There were many questions about The City & The City and Miéville admitted that many of his fans were unhappy with the juxtaposition of a straightforward crime noir in a fantasy setting. He described it as a novel in three parts: in the vein of Inspector Lynley with a feisy female sidekick, two unmatched cops who end the case with a grudging respect for one another and a political thriller. For me the most interesting aspect of the book was its social setting rather than the mystery (which I didn’t have a problem with either). Miéville wanted to explore the idea of social filters and markers which I think he does brilliantly, and it’s something that is logical, not fantastic.

And to end it all, Miéville read the first few pages of his next book Embassytown, a science fiction tale with aliens and monsters which will be out next year. He also mentioned several authors he rates highly: Hugh Cook, Ape’s-Face by Marion Fox, John Crowly, M. John Harrison and Kelly Link. They may not all be polished but they have passion.

And of course I got a copy of Kraken signed. And what made my night was that Miéville recognised my name and remembered me from when I first met him at the Southbank a year ago and got The City & The City signed! TOTAL SWOON. I suspect he has photographic memory. For a change I wasn’t tongue-tied and spoke to him for about five minutes. I wanted to know whether he’d write another story set in the cities of Besźal and Ul Qoma, and although he was uneasy about revisiting something that has already been done, he did acknowledge that he may change his mind. Never say never. I’ll keep my fingers crossed.

You can hear an interview of Miéville at the Pan Macmillan website where he talks about The City & The City. Do check it out. And you can find a New York Times article of him here.

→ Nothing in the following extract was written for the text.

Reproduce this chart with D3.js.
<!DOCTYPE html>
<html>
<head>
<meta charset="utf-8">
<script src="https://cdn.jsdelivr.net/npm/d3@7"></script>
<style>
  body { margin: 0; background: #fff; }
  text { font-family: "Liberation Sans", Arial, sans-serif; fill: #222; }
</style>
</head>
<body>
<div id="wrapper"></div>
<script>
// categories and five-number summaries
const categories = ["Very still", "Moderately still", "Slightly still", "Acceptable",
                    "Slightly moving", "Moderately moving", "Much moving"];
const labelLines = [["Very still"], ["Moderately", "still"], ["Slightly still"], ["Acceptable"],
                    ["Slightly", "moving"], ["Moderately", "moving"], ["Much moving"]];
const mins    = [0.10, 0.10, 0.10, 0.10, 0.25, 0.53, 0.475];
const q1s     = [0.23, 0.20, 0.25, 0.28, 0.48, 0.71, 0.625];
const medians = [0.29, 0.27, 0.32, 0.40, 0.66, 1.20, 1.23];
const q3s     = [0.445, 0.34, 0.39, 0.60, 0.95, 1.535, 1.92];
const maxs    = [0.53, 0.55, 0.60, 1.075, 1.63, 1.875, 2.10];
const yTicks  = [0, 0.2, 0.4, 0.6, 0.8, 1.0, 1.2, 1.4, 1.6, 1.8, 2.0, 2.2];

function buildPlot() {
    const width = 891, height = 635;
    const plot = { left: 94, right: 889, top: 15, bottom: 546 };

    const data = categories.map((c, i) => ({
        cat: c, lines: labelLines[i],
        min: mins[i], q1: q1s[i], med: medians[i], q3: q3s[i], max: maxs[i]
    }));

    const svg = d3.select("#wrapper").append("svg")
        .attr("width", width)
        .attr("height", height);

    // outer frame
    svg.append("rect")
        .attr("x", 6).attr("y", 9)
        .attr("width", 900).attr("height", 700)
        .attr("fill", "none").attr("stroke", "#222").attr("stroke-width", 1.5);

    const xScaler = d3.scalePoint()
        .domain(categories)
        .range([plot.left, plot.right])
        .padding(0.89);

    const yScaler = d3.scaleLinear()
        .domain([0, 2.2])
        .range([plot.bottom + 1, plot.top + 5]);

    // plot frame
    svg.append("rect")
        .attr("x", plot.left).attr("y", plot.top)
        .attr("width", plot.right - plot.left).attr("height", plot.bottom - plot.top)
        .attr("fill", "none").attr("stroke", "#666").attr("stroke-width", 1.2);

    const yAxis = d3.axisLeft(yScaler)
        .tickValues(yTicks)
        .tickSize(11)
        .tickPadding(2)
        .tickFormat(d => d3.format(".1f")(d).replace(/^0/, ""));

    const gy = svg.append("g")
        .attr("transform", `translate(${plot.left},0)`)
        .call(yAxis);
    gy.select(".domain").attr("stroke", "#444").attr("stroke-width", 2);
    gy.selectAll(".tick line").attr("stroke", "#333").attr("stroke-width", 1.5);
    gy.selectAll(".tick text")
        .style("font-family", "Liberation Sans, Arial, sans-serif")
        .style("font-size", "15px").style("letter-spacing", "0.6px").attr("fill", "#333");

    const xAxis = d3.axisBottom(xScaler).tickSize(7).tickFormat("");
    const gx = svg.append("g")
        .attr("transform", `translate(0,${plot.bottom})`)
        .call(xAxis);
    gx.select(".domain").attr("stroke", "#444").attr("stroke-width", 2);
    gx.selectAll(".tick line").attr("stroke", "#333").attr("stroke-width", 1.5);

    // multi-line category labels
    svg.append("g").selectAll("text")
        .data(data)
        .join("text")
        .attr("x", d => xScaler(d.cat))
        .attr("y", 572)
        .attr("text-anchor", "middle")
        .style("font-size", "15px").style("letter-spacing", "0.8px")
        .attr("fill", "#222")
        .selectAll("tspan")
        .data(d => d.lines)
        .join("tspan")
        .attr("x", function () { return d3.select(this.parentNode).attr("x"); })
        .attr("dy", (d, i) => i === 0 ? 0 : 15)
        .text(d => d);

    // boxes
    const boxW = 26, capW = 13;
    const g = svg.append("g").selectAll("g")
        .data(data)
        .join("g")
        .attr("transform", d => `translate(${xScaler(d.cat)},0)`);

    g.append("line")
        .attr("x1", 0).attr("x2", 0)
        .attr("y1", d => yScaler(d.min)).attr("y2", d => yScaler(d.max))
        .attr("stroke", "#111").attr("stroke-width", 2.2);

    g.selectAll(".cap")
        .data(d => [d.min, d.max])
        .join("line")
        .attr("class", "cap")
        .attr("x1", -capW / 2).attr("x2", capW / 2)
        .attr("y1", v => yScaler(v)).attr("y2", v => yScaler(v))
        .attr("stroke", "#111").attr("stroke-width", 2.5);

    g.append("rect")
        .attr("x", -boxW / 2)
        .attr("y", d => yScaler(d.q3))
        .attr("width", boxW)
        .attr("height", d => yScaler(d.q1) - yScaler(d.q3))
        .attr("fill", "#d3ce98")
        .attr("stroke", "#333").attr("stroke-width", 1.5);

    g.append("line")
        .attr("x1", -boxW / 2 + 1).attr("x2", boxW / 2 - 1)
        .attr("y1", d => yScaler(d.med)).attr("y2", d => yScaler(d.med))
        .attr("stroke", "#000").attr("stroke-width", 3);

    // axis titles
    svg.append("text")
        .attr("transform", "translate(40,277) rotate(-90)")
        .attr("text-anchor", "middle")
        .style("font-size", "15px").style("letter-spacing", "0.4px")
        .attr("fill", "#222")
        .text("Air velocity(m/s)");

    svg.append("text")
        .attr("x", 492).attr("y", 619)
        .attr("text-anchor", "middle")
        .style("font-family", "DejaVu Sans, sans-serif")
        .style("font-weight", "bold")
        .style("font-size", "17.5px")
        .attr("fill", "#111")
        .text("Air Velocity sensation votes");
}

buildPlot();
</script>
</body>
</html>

All in all it was a very interesting and lovely evening. What do you think about this whole Booker Prize and litfic debate? Is it the pinnacle of literature? Do you agree/disagree with Miéville’s views? I read a lot of genre fiction and feel that there are a lot of extremely well written gems out there compared to some of the more popular/mainstream/literary fiction that’s always highlighted in the press. I’m curious to know what you think.

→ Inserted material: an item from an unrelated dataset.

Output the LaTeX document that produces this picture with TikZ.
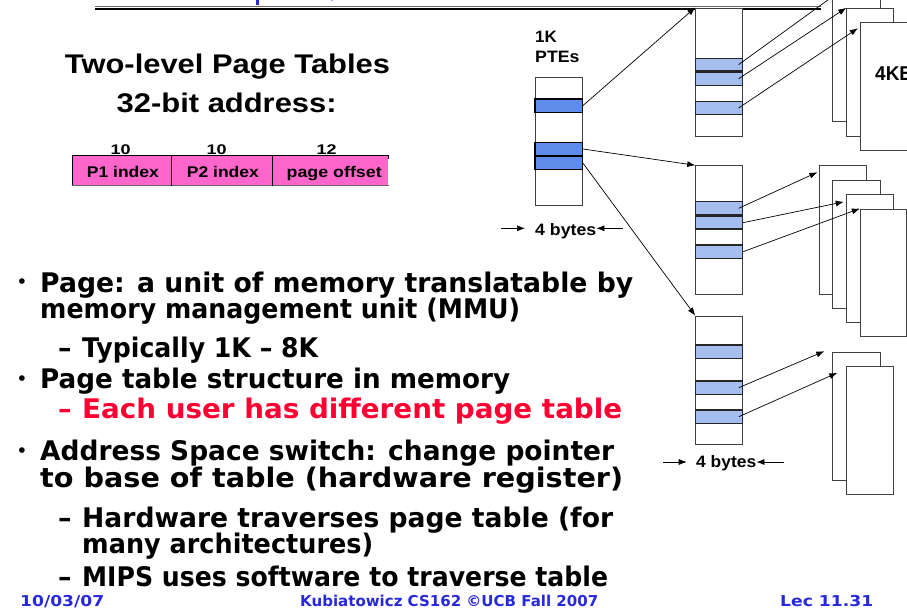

10 Responses to “The Author & The Author: China Miéville talks to English PEN”

  1. Sounds like a fantastic night 🙂 I’m going to have to go and see Mieville talk at some point as he always sounds so interesting. It must be wonderful to know that he recognises you and that you were able to have a good conversation.

    I completely agree with Mieville’s opinion of the Booker prize and I hope that a genre fiction writer wins the Booker sometime soon.

  2. Tom Says:

    Sounds great! Any juicy details you can share from that Embassytown reading? I’m desperate for info on it, and I can’t wait until it comes out!

  3. Nymeth Says:

    You probably won’t be surprise to hear me say I completely agree with Miéville 😛 Sounds like you had a wonderful evening – I confess I’m slightly envious!

  4. Colleen Says:

    That’s so ridiculously cool that he remembered you from last year. I’m hoping someone will get me this book for Festivus too. I gave it the page 40 test recently and it passed with flying colours.

  5. mee Says:

    Is your real name sakura? I thought it was a nickname 🙂

    I would be ridiculously excited if an author remembers me from a year ago!

  6. chasing bawa Says:

    Jackie: I know. We live in hope:) It feels as though things are beginning to change as people are more aware of this debate that’s going on in the literary world. I think that’s exciting. And it was really great to actually talk to him. He had time for everyone.

    Tom: Hello! He read the first few pages of ‘Embassytown’ so although you got the feel of the book, it didn’t really tell you what it was about. Except the main character is a woman and they live in a world with aliens who are in control…

    Nymeth: I wish you could have seen him talk too because I think you would love him! He has a new book coming out next year so I’m sure he’ll be doing more talks. Maybe near Manchester?^^

    Colleen: It’s the first book I read by him and it seems to be a good introduction to his work as it’s a little more mainstream (but I don’t think it is as it’s got a lot of very interesting concepts.) Him remembering me was totally unexpected!

    Mee: It’s my real name! My nicknames are all shortened versions of it, haha. I’m so shy with authors but he’s gone straight up my fangirl list!

  7. Nic Says:

    Hello, came across your blog while googling for commentary on Mieville’s debate with Mullan about the Booker at the Cheltenham Literary Festival this past weekend. Mieville’s a very engaging speaker, isn’t he?

    Also, scanning down a few of your previous posts I noticed that you bought some books from Albion Beatnik in Oxford. Yay! It’s my favourite bookshop of the moment, so I’m always pleased to hear about others discovering it 🙂

    • chasing bawa Says:

      Hello and thanks for stopping by! Mieville is an interesting speaker. I always enjoy listening to him. I’m not sure whether you had a chance to catch it but he was on Newsnight Review the Friday before the Booker prize was announced (and Mullan was there too) and that was quite an interesting discussion.

      I thought the Albion Beatnik was brilliant, they had some wonderfully diverse books. I was, however, shocked to find out there were so few secondhand bookshops in Oxford, though…

  8. gaskella Says:

    Mieville sounds an interesting man – I saw him on the Review show once, and he was well able to hold his own against Germaine Greer! I will read one of his books sometime soon I hope.

    It is a shame there are very few S/H bookshops around Oxford – there was a big hoohah in the Oxford Times last year when another one closed down blaming the Oxfam bookshop which is very successful. I haven’t been to the Albion Beatnik yet though – need to have a wee trip on my own!

    I’m frankly getting fed up of litfic vs genre vs mass market – there are good and bad books throughout, so I say read what you want to! 🙂

    • chasing bawa Says:

      I agree with what you say about the debate. But as someone who reads several genres, I can’t but help reading about all this ;P Especially if the people who are involved in these debates don’t actually read more than one genre… I can’t wait for you to read Mieville’s books to see what you think. Of course I’ve only read one but I’m planning to remedy that!

      I haven’t actually been to the Oxfam bookshop in Oxford (didn’t have enough time) but the Albion Beatnik was wonderful. I’m sure you’ll find loads of things there!